In the early years of experimenting with enhanced recovery, water flood was introduced. This secondary recovery practice solved a major problem of well operation. It provided a way to dispose of undesirable water without the water being used to stabilize firewalls around tank batteries, control vegetation growth, and water lease roads. At the same time, the water raised production of the available oil in the reservoir. Water flood remains a keystone to many methods of enhanced recovery. It is an excellent second-stage recovery technique and is also a major factor in slugging and blending and extends deeply into many tertiary recovery procedures throughout the producing life of the reservoir. One problem with water flood is that it is difficult to push water through the formation as a vertical wall—that is, the water will spread out in the formation rather than move through it evenly. Gravity pulls the leading edge of the water down and causes it to move downward as it progresses through the reservoir. It can travel under the oil and leave a large amount of oil behind. Figure 1. Wellhead set up for water injection. Nevertheless, water continues to be one of the best enhanced recovery tools available. Water flood should be carefully designed and properly installed because it will probably be in place for the life of the well or until equipment needs major changes. 

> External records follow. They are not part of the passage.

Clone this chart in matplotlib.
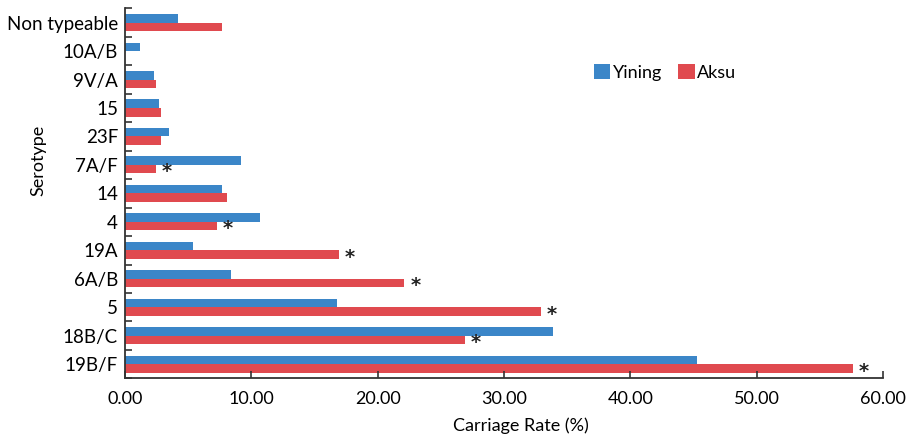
import matplotlib.pyplot as plt
import numpy as np

plt.rcParams['font.family'] = ['Lato', 'DejaVu Sans']

# serotypes, top to bottom
serotypes = ['Non typeable', '10A/B', '9V/A', '15', '23F', '7A/F', '14', '4',
             '19A', '6A/B', '5', '18B/C', '19B/F']
yining = [4.2, 1.2, 2.3, 2.7, 3.45, 9.2, 7.65, 10.7, 5.4, 8.4, 16.8, 33.9, 45.3]
aksu = [7.65, 0.0, 2.45, 2.85, 2.85, 2.45, 8.05, 7.25, 16.9, 22.1, 32.9, 26.9, 57.6]
# serotypes marked with a significance star
significant = ['7A/F', '4', '19A', '6A/B', '5', '18B/C', '19B/F']

blue = '#3b86c8'
red = '#e04a4f'

fig = plt.figure(figsize=(9.19, 4.43), dpi=100)
ax = fig.add_axes([0.136, 0.146, 0.825, 0.835])

y = np.arange(len(serotypes))
h = 0.3
ax.barh(y - h / 2, yining, height=h, color=blue, label='Yining')
ax.barh(y + h / 2, aksu, height=h, color=red, label='Aksu')

for i, s in enumerate(serotypes):
    if s in significant:
        ax.annotate('*', xy=(aksu[i], y[i] + h / 2), xytext=(8, -2),
                    textcoords='offset points', ha='center', va='center',
                    fontsize=14, fontweight='bold', color='#222222',
                    family='DejaVu Sans')

ax.set_ylim(len(serotypes) - 0.5, -0.5)
ax.set_xlim(0, 60)
ax.set_yticks(y)
ax.set_yticklabels(serotypes, fontsize=13.5)
ax.set_yticks(np.arange(len(serotypes) + 1) - 0.5, minor=True)
ax.tick_params(axis='y', which='major', length=0, pad=5)
ax.tick_params(axis='y', which='minor', direction='in', length=5, width=1.2, color='#333333')
ax.set_xticks(np.arange(0, 61, 10))
ax.set_xticklabels(['%.2f' % v for v in np.arange(0, 61, 10)], fontsize=13)
ax.tick_params(axis='x', direction='in', length=5, width=1.2, color='#333333', pad=9)

for side in ['top', 'right']:
    ax.spines[side].set_visible(False)
for side in ['left', 'bottom']:
    ax.spines[side].set_linewidth(1.3)
    ax.spines[side].set_color('#333333')

ax.set_xlabel('Carriage Rate (%)', fontsize=13)
ax.xaxis.set_label_coords(0.522, -0.105)
ax.set_ylabel('Serotype', fontsize=13)
ax.yaxis.set_label_coords(-0.104, 0.59)

ax.legend(loc='center left', bbox_to_anchor=(0.609, 0.826), ncol=2, frameon=False,
          fontsize=13, handlelength=0.9, handleheight=0.9, handletextpad=0.15,
          columnspacing=0.9, borderaxespad=0)

fig.savefig('out.png', dpi=100)
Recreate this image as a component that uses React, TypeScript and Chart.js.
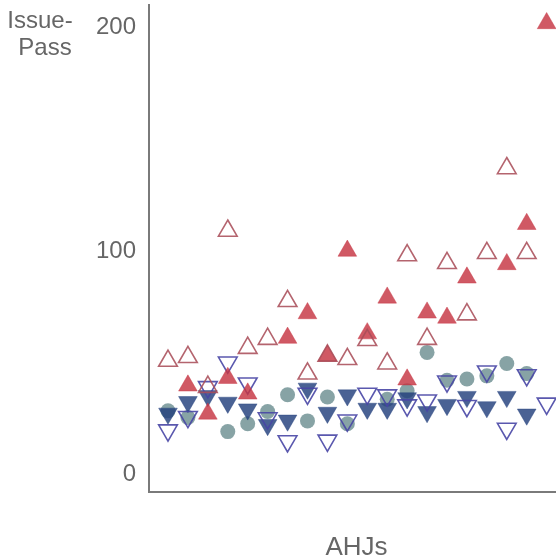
import { useEffect, useRef } from "react";
import { Chart, registerables } from "chart.js";

Chart.register(...registerables);

// One column per AHJ (jurisdiction), left to right
const ahjIndex = [0, 1, 2, 3, 4, 5, 6, 7, 8, 9, 10, 11, 12, 13, 14, 15, 16, 17, 18, 19];

// Issue-to-pass values per AHJ for each marker group
const redOpenUp = [50.7, 52.4, 39, 109, 56.5, 60.5, 77.5, 45, 53, 51.5, 60, 49.5, 98, 60.5, 94.5, 71.5, 99, 137, 99, null];
const redFilledUp = [null, 39.6, 27, 43, 36, null, 61, 72, 53, 100, 63, 79, 42.3, 72.3, 70, 88, null, 94, 112, 202];
const blueOpenDown = [19.6, 25.6, 39, 50, 40.6, 25, 14.7, 36, 15, 24, 36, 35.3, 30.8, 33, 41.5, 30.5, 46, 20.3, 44.3, 31.6];
const blueFilledDown = [27.1, 32.3, 35, 32, 29, 22, 24, 38.3, 27.5, 35.3, 29.3, 29.3, 34, 27.8, 31, 34.6, 30, 34.6, 26.7, null];
const tealDots = [28.3, 25.3, null, 19, 22.5, 28, 35.5, 23.8, 34.5, 22.5, null, 33.5, 37.3, 54.5, 42, 42.6, 44, 49.5, 45, null];

const yTicks = [0, 100, 200];

const FONT = "'Liberation Sans', Arial, Helvetica, sans-serif";
const TEXT = "#666666";
const AXIS = "#7a7a7a";

const toPoints = (vals: (number | null)[]) =>
  ahjIndex.map((x, i) => ({ x, y: vals[i] }));

const axisTitles = {
  id: "axisTitles",
  afterDraw(chart: any) {
    const { ctx, chartArea } = chart;
    ctx.save();
    ctx.fillStyle = TEXT;
    ctx.textBaseline = "alphabetic";
    ctx.textAlign = "center";
    ctx.font = `24px ${FONT}`;
    ctx.fillText("Issue-", chartArea.left - 109, chartArea.top + 23);
    ctx.fillText("Pass", chartArea.left - 104, chartArea.top + 50);
    ctx.font = `26px ${FONT}`;
    ctx.fillText("AHJs", (chartArea.left + chartArea.right) / 2 + 4, chartArea.bottom + 63);
    ctx.restore();
  },
};

export default function App() {
  const canvasRef = useRef<HTMLCanvasElement | null>(null);

  useEffect(() => {
    const canvas = canvasRef.current;
    if (!canvas) return;

    const chart = new Chart(canvas, {
      type: "scatter",
      data: {
        datasets: [
          {
            label: "open up",
            data: toPoints(redOpenUp),
            pointStyle: "triangle",
            pointRadius: 10.8,
            pointBackgroundColor: "rgba(0,0,0,0)",
            pointBorderColor: "rgba(170, 78, 90, 0.88)",
            pointBorderWidth: 1.6,
            clip: false,
          },
          {
            label: "filled up",
            data: toPoints(redFilledUp),
            pointStyle: "triangle",
            pointRadius: 10.8,
            pointBackgroundColor: "rgba(198, 52, 66, 0.82)",
            pointBorderColor: "rgba(198, 52, 66, 0.82)",
            pointBorderWidth: 0.5,
            clip: false,
          },
          {
            label: "open down",
            data: toPoints(blueOpenDown),
            pointStyle: "triangle",
            rotation: 180,
            pointRadius: 10.8,
            pointBackgroundColor: "rgba(0,0,0,0)",
            pointBorderColor: "rgba(72, 70, 165, 0.9)",
            pointBorderWidth: 1.6,
            clip: false,
          },
          {
            label: "filled down",
            data: toPoints(blueFilledDown),
            pointStyle: "triangle",
            rotation: 180,
            pointRadius: 10.8,
            pointBackgroundColor: "rgba(34, 64, 124, 0.82)",
            pointBorderColor: "rgba(34, 64, 124, 0.82)",
            pointBorderWidth: 0.5,
            clip: false,
          },
          {
            label: "dots",
            data: toPoints(tealDots),
            pointStyle: "circle",
            pointRadius: 7.5,
            pointBackgroundColor: "rgba(105, 140, 142, 0.8)",
            pointBorderColor: "rgba(105, 140, 142, 0)",
            pointBorderWidth: 0,
            clip: false,
          },
        ],
      },
      options: {
        animation: false,
        responsive: false,
        devicePixelRatio: 1,
        layout: { autoPadding: false, padding: { top: 5, right: 0, bottom: 0, left: 0 } },
        plugins: {
          legend: { display: false },
          tooltip: { enabled: false },
        },
        scales: {
          x: {
            type: "linear",
            min: -0.953,
            max: 19.47,
            grid: { display: false, drawTicks: false },
            border: { display: true, color: AXIS, width: 2 },
            ticks: { display: false },
            afterFit: (scale: any) => {
              scale.height = 68;
              scale.paddingLeft = 0;
              scale.paddingRight = 0;
            },
          },
          y: {
            type: "linear",
            min: -8.07,
            max: 210.2,
            grid: { display: false, drawTicks: false },
            border: { display: true, color: AXIS, width: 2 },
            ticks: {
              color: TEXT,
              padding: 13,
              font: { family: FONT, size: 24 },
            },
            afterBuildTicks: (scale: any) => {
              scale.ticks = yTicks.map((value) => ({ value }));
            },
            afterFit: (scale: any) => {
              scale.width = 149;
              scale.paddingTop = 0;
              scale.paddingBottom = 0;
            },
          },
        },
      },
      plugins: [axisTitles],
    });

    return () => chart.destroy();
  }, []);

  return (
    <div style={{ position: "fixed", left: 0, top: 0, width: 556, height: 560, background: "#ffffff" }}>
      <canvas ref={canvasRef} width={556} height={560} style={{ display: "block" }} />
    </div>
  );
}
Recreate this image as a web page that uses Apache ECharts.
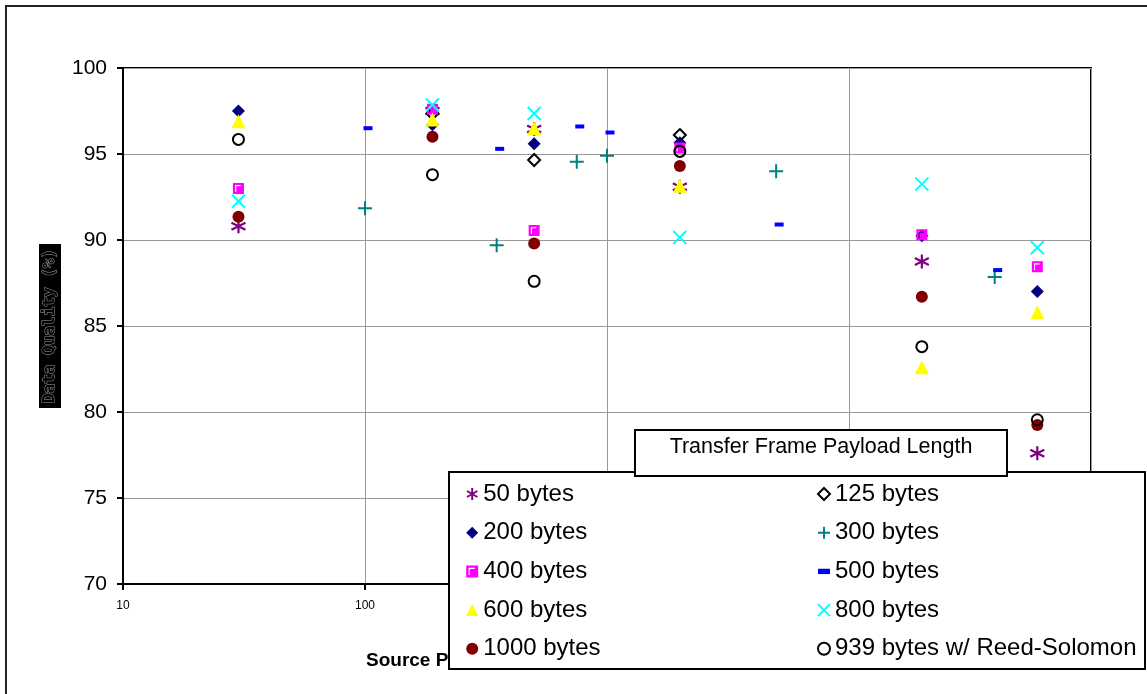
<!DOCTYPE html>
<html>
<head>
<meta charset="utf-8">
<title>Data Quality vs Source Packet Rate</title>
<script src="https://cdn.jsdelivr.net/npm/echarts@6/dist/echarts.min.js"></script>
<style>
  html, body { margin: 0; padding: 0; background: #fff; }
  #main { width: 1147px; height: 694px; }
</style>
</head>
<body>
<div id="main"></div>
<script>
// x positions (log scale)
var xMain = [30, 190, 500, 2000, 20000, 60000];
var xAlt = [100, 350, 750, 1000, 5000, 40000];   // used by 300 / 500 bytes

// data quality (%), null = no point
var q50   = [90.8, 97.5, 96.45, 93.1, 88.75, 77.6];
var q125  = [null, 97.35, 94.65, 96.1, null, null];
var q200  = [97.5, 96.7, 95.6, 95.65, 90.25, 87.0];
var q300  = [91.85, 89.7, 94.55, 94.9, 94.0, 87.85];
var q400  = [93.0, 97.6, 90.55, 95.35, 90.3, 88.45];
var q500  = [96.5, 95.3, 96.6, 96.25, 90.9, 88.25];
var q600  = [96.9, 97.0, 96.5, 93.15, 82.6, 85.8];
var q800  = [92.25, 97.85, 97.35, 90.15, 93.25, 89.55];
var q1000 = [91.35, 96.0, 89.8, 94.3, 86.7, 79.25];
var q939  = [95.85, 93.8, 87.6, 95.15, 83.8, 79.55];

var yTicks = [70, 75, 80, 85, 90, 95, 100];

function pairs(xs, ys) {
    var out = [];
    for (var i = 0; i < xs.length; i++) {
        if (ys[i] != null) out.push([xs[i], ys[i]]);
    }
    return out;
}

var none = 'rgba(0,0,0,0)';

var seriesDefs = [
    { name: '50 bytes', data: pairs(xMain, q50), symbol: 'path://M5,0V10M0.67,2.5L9.33,7.5M0.67,7.5L9.33,2.5',
      size: 14, itemStyle: { color: none, borderColor: '#800080', borderWidth: 2.2 } },
    { name: '125 bytes', data: pairs(xMain, q125), symbol: 'diamond',
      size: 12, itemStyle: { color: none, borderColor: '#000', borderWidth: 2 } },
    { name: '200 bytes', data: pairs(xMain, q200), symbol: 'diamond',
      size: 13, itemStyle: { color: '#000080' } },
    { name: '300 bytes', data: pairs(xAlt, q300), symbol: 'path://M5,0V10M0,5H10',
      size: 14, itemStyle: { color: none, borderColor: '#008080', borderWidth: 2 } },
    // magenta square with the little white corner mark
    { name: '400 bytes', data: pairs(xMain, q400), symbol: 'path://M0,0H10V10H0ZM2,2V8H3V3H7V2Z',
      size: 11, itemStyle: { color: '#ff00ff' } },
    { name: '500 bytes', data: pairs(xAlt, q500), symbol: 'path://M0,0H9V4H0Z',
      size: [9, 4], offset: [3, 0], itemStyle: { color: '#0000ff' } },
    { name: '600 bytes', data: pairs(xMain, q600), symbol: 'triangle',
      size: 14, itemStyle: { color: '#ffff00' } },
    { name: '800 bytes', data: pairs(xMain, q800), symbol: 'path://M0,0L10,10M0,10L10,0',
      size: 13, itemStyle: { color: none, borderColor: '#00ffff', borderWidth: 2 } },
    { name: '1000 bytes', data: pairs(xMain, q1000), symbol: 'circle',
      size: 12, itemStyle: { color: '#800000' } },
    { name: '939 bytes w/ Reed-Solomon', data: pairs(xMain, q939), symbol: 'circle',
      size: 11, itemStyle: { color: none, borderColor: '#000', borderWidth: 2 } }
];

var series = seriesDefs.map(function (s) {
    s.itemStyle.opacity = 1;
    return {
        name: s.name,
        type: 'scatter',
        data: s.data,
        symbol: s.symbol,
        symbolSize: s.size,
        symbolOffset: s.offset || [0, 0],
        itemStyle: s.itemStyle,
        emphasis: { disabled: true },
        animation: false
    };
});

var font = '"Liberation Sans", Arial, sans-serif';

var legendCommon = {
    orient: 'vertical',
    top: 477,
    itemWidth: 12,
    itemHeight: 12,
    itemGap: 14.7,
    z: 10,
    selectedMode: false,
    textStyle: { fontFamily: font, fontSize: 24, color: '#000', lineHeight: 24 }
};

var myChart = echarts.init(document.getElementById('main'));

var option = {
    backgroundColor: '#fff',
    animation: false,
    grid: {
        left: 123, right: 56, top: 68, bottom: 110,
        show: true, borderColor: '#000', borderWidth: 2, backgroundColor: 'transparent'
    },
    xAxis: {
        type: 'log',
        logBase: 10,
        min: 10,
        max: 100000,
        axisLine: { lineStyle: { color: '#000', width: 2 } },
        axisTick: { show: true, length: 6, lineStyle: { color: '#000', width: 2 } },
        axisLabel: { fontFamily: font, fontSize: 12, color: '#000', margin: 16 },
        splitLine: { show: true, lineStyle: { color: '#999', width: 1 } },
        minorTick: { show: false }
    },
    yAxis: {
        type: 'value',
        min: yTicks[0],
        max: yTicks[yTicks.length - 1],
        interval: 5,
        name: 'Data Quality (%)',
        nameLocation: 'middle',
        nameRotate: 90,
        nameGap: 62,
        nameTextStyle: {
            fontFamily: '"DejaVu Sans Mono", monospace',
            fontWeight: 'bold',
            fontSize: 16,
            color: '#000',
            textBorderColor: '#9a9a9a',
            textBorderWidth: 1,
            backgroundColor: '#000',
            padding: [3, 5, 3, 5]
        },
        axisLine: { show: true, lineStyle: { color: '#000', width: 2 } },
        axisTick: { show: true, length: 6, lineStyle: { color: '#000', width: 2 } },
        axisLabel: { fontFamily: font, fontSize: 21, color: '#000', margin: 16 },
        splitLine: { show: true, lineStyle: { color: '#999', width: 1 } }
    },
    legend: [
        Object.assign({}, legendCommon, {
            left: 461,
            data: ['50 bytes', '200 bytes', '400 bytes', '600 bytes', '1000 bytes']
        }),
        Object.assign({}, legendCommon, {
            left: 812,
            data: ['125 bytes', '300 bytes', '500 bytes', '800 bytes', '939 bytes w/ Reed-Solomon']
        })
    ],
    graphic: [
        {   // outer chart frame
            type: 'rect', silent: true, z: 1,
            shape: { x: 6, y: 6, width: 1160, height: 710 },
            style: { fill: 'none', stroke: '#222', lineWidth: 2 }
        },
        {   // x axis title (mostly covered by the legend)
            type: 'text', silent: true, z: 1,
            style: {
                x: 366, y: 661,
                text: 'Source Packet Generation Rate Using Large Frames (pps)',
                font: 'bold 19px ' + font,
                fill: '#000',
                verticalAlign: 'middle'
            }
        },
        {   // legend box
            type: 'rect', silent: true, z: 5,
            shape: { x: 449, y: 472, width: 696, height: 197 },
            style: { fill: '#fff', stroke: '#000', lineWidth: 2 }
        },
        {   // legend title box
            type: 'rect', silent: true, z: 6,
            shape: { x: 635, y: 430, width: 372, height: 46 },
            style: { fill: '#fff', stroke: '#000', lineWidth: 2 }
        },
        {
            type: 'text', silent: true, z: 7,
            style: {
                x: 821, y: 447,
                text: 'Transfer Frame Payload Length',
                font: '21.5px ' + font,
                fill: '#000',
                align: 'center',
                verticalAlign: 'middle'
            }
        }
    ],
    series: series
};

myChart.setOption(option);
</script>
</body>
</html>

C-3. Preparing a Well for Water Injection. 

Downhole preparation. When preparing an injection well, the casing must be tested for leaks, a packer added near the casing perforations to seal the annulus space, and the space filled with a packer fluid to protect it from corrosion. This process must receive formal approval before it can be placed in operation and must be witnessed by regulating agencies when installed. Pressure in the annulus is checked regularly to determine that the casing or tubing has no leaks and that the injection pressure in the tubing is not excessive. Figure 2. A wing valve used for water injection. (courtesy of Baker SPD, a Baker Oil Tools company) Wellhead preparation. When preparing the wellhead for water injection, the pumper will typically have a full opening master gate on the tubing. The wing assembly, as pictured in Figure 2, includes a valve, a solids screen, volume meter, throttling valve to regulate volume, a pressure gauge, and a check valve to prevent fluid loss from the injection well in the event of a line breaking. 

C-4. Operating the Water Flood System and Typical Problems. 

Some water injection systems require a collection system to gather all water from several tank batteries. This may involve large water holding tanks, filters, a highvolume injection pump with water distribution lines to each well, and choke valves. Other low-pressure, small-volume, one-injection well systems can be very simple in design and operation (Figure 3). A problem that may occur is oil accumulation in the water disposal system. This can be solved by installing a skimmer tank immediately ahead of the pump. The skimmer tank is a simplified wash tank or gun barrel. Oil enters the tank, is recovered, and is pumped back into the oil production system. Water below this level is injected. Figure 3. Low-volume, low pressure water disposal and injection system. Intermittent Operation. Automating the water flood system for a basic automated injection system is a very simple procedure when simply injecting water that is produced on the lease. A simple hydrostatically controlled on/off switch arrangement to control the injection pump is all that is needed (Figure 4). If the system is small and the tank will not run over if the system should fail to function properly during the 16-hour period that the pumper is off the site, no backup system is required. Figure 4. Automatic controls to allow intermittent operation of the water disposal system. Note that a second set of controls is provided as a safety backup. If a larger volume is produced, a second higher level control is satisfactory to give a fluid level backup system. Normally, the lower control will start the system as the water level accumulates to a set height and turn it off when it is pumped down to a lower level. If the system should fail, the water level in the tank will build up, and the upper control will engage as a system safety on/off pump control switch. This switch will periodically need to be operated to verify that it will function if needed. 

C-5. Gas Injection and Pressure Maintenance. 

The re-injection of produced gas into the formation for reservoir pressure maintenance also plays a large role in secondary recovery. Gas injection wells are in operation where it is essential that all or part of the produced gas be re-injected for pressure maintenance. As gas is collected from the tank batteries, it needs to be dried sufficiently either through a gas plant or through a gas scrubber to remove enough distillate or condensate to allow it to be re-compressed for injection. The gas injection well is prepared in a manner similar to a water injection well. In addition, it will usually have a safety valve installed in the tubing string near the surface to protect the well from blowout if the surface injection line should break. An example of a gas injection well for pressure maintenance is shown in Figure 5. Note that in this variety, injection gas comes from either side if the unit. This well has a downhole safety valve. Figure 5. Gas injection well for secondary stage recovery pressure maintenance. The first problem encountered with the gas injection recovery method is that although the gas was injected as a wall, it is very light. Consequently, as it travels through the formation, it migrates to the upper areas of the reservoir, travels over the heavier liquids (including the crude oil), and leaves very large pockets of oil behind. The second problem encountered is that being lighter than oil, the gas will have a tendency to finger—that is, break into smaller streams—and channel to the recovery well, bypassing much of the oil and reducing the sweep efficiency. The third problem is that it is difficult for the injected gas to recombine with the oil remaining in the formation. It can even make the remaining oil heavier and harder to move.